The next few months are a blur (to some extent). My siblings and I all traveled to Israel to celebrate my grandfather's ninetieth birthday. All of my cousins were together for the first time ever. It was wonderful to be surrounded by family, and to celebrate my grandfather's birthday together with shared memories (both new and old). James and I were also starting to plan for our wedding to be in July. James' health and stability were reason to move forward with our dreams for the future. I somehow managed to complete my semester (and degree), and I gave my notice at work to prepare for the move to Victoria with James.

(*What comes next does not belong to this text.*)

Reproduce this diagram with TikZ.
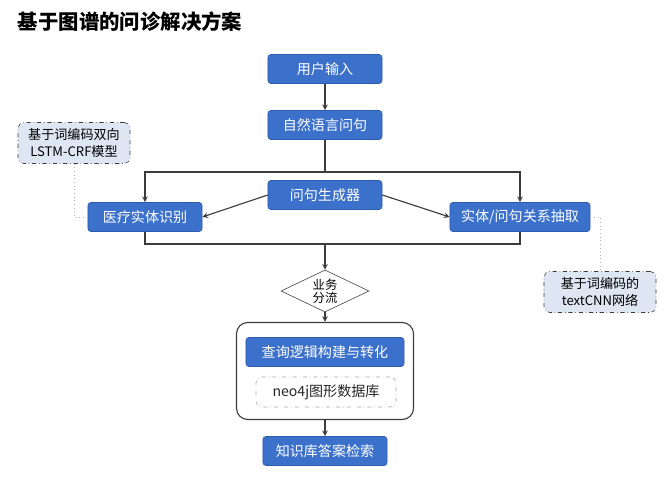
\documentclass[tikz,border=0pt]{standalone}
\usepackage{fontspec}
\setmainfont{Noto Sans CJK SC}
\usepackage{tikz}
\usetikzlibrary{arrows, shapes, fit}

\definecolor{boxblue}{RGB}{59,112,203}
\definecolor{boxedge}{RGB}{45,90,170}
\definecolor{notefill}{RGB}{222,230,244}
\definecolor{linegray}{RGB}{60,60,60}

\begin{document}
\begin{tikzpicture}[x=0.025cm, y=-0.025cm, >=stealth,
        block/.style={rectangle, draw=boxedge, fill=boxblue, text=white, rounded corners=2pt, minimum width=2.85cm, minimum height=0.725cm, font=\fontsize{10}{12}\selectfont},
        note/.style={rectangle, draw=linegray, dash dot, fill=notefill, rounded corners=4pt, minimum width=2.8cm, minimum height=1.025cm, align=center, font=\fontsize{9.3}{11.5}\selectfont},
        switch/.style={diamond, draw=linegray, fill=white, aspect=2, inner sep=0pt, minimum width=2.2cm, minimum height=1.05cm, align=center, font=\fontsize{8.8}{11}\selectfont},
        flow/.style={->, draw=linegray, line width=0.8pt},
        link/.style={draw=black!30, dotted, line width=0.6pt}
        ]
        \useasboundingbox (0,0) rectangle (671,484);
        % Title
        \node [anchor=west, font=\fontsize{14.5}{16}\selectfont\bfseries] (title) at (13,22) {基于图谱的问诊解决方案};

        % Nodes
        \node [block] (input) at (325,69) {用户输入};
        \node [block] (nlq) at (325,125) {自然语言问句};
        \node [block] (gen) at (325,195) {问句生成器};
        \node [block] (ner) at (145,217) {医疗实体识别};
        \node [block, minimum width=3.5cm] (rel) at (520,217) {实体/问句关系抽取};
        \node [switch] (split) at (325,291) {业务\\[-2pt]分流};

        \node [rectangle, draw=linegray, line width=0.8pt, rounded corners=8pt, minimum width=4.425cm, minimum height=2.425cm] (engine) at (325,371) {};
        \node [block, minimum width=3.95cm] (query) at (325,352) {查询逻辑构建与转化};
        \node [rectangle, draw=black!35, dash dot, rounded corners=4pt, minimum width=3.5cm, minimum height=0.75cm, text=black!85, font=\fontsize{10}{12}\selectfont] (neo) at (326,392) {neo4j图形数据库};
        \node [block, minimum width=3.1cm] (answer) at (325,451) {知识库答案检索};

        \node [note] (lstm) at (74,143) {基于词编码双向\\LSTM-CRF模型};
        \node [note] (cnn) at (600,292) {基于词编码的\\textCNN网络};

        \coordinate (fork) at (325,172);
        \coordinate (join) at (325,244);

        % Edges
        \draw[flow] (input) -- (nlq);
        \draw[draw=linegray, line width=0.8pt] (nlq) -- (fork);
        \draw[flow] (fork) -| (ner.north);
        \draw[flow] (fork) -| (rel.north);
        \draw[flow] (gen.west) -- (ner.east);
        \draw[flow] (gen.east) -- (rel.west);

        \draw[draw=linegray, line width=0.8pt] (ner.south) |- (join) -| (rel.south);
        \draw[flow] (join) -- (split.north);
        \draw[flow] (split.south) -- (engine.north);
        \draw[flow] (engine.south) -- (answer.north);

        % Notes
        \draw[link] (lstm.south) |- (ner.west);
        \draw[link] (rel.east) -| (cnn.north);

    \end{tikzpicture}
\end{document}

James and I celebrated his 1 year post-transplant anniversary in honor and memory of his donor and donor family. James' lung function had a slight decline after his assessment. We learned that Grade 1 Acute Rejection was found on James' bronchoscopy. Grade 1 Acute Rejection is mild and rarely requires treatment, because it resolves on its own. The decline in lung function was thought to be the result of the bronchoscopy and was also expected to recover within time. Unfortunately, James' lung function didn't recover, and treatment was complicated by the emergence of the Shingles virus (two weeks before the wedding, that is). We had a perfect year with few to no complications, and in truth, James and I felt no real reason for concern (nor did the Transplant Team indicate otherwise).

Our wedding was absolutely magical. It was truly the most incredible evening of my life. I didn't know it was possible to feel the level an depth of happiness and joy. The following morning, James' lung function took a drastic decline. The rest of the year from there is documented in this blog. Everything can change in a moment. 

This past year was filled with lessons about life and living. It is important to acknowledge that James and I lit a lot of memories candles for members of our CF and Transplant "family" (including one this morning, for Richard, and for his wife, Paula, always in our hearts and minds). I suppose that this past year was a celebration of life; both lives lived and lives lost.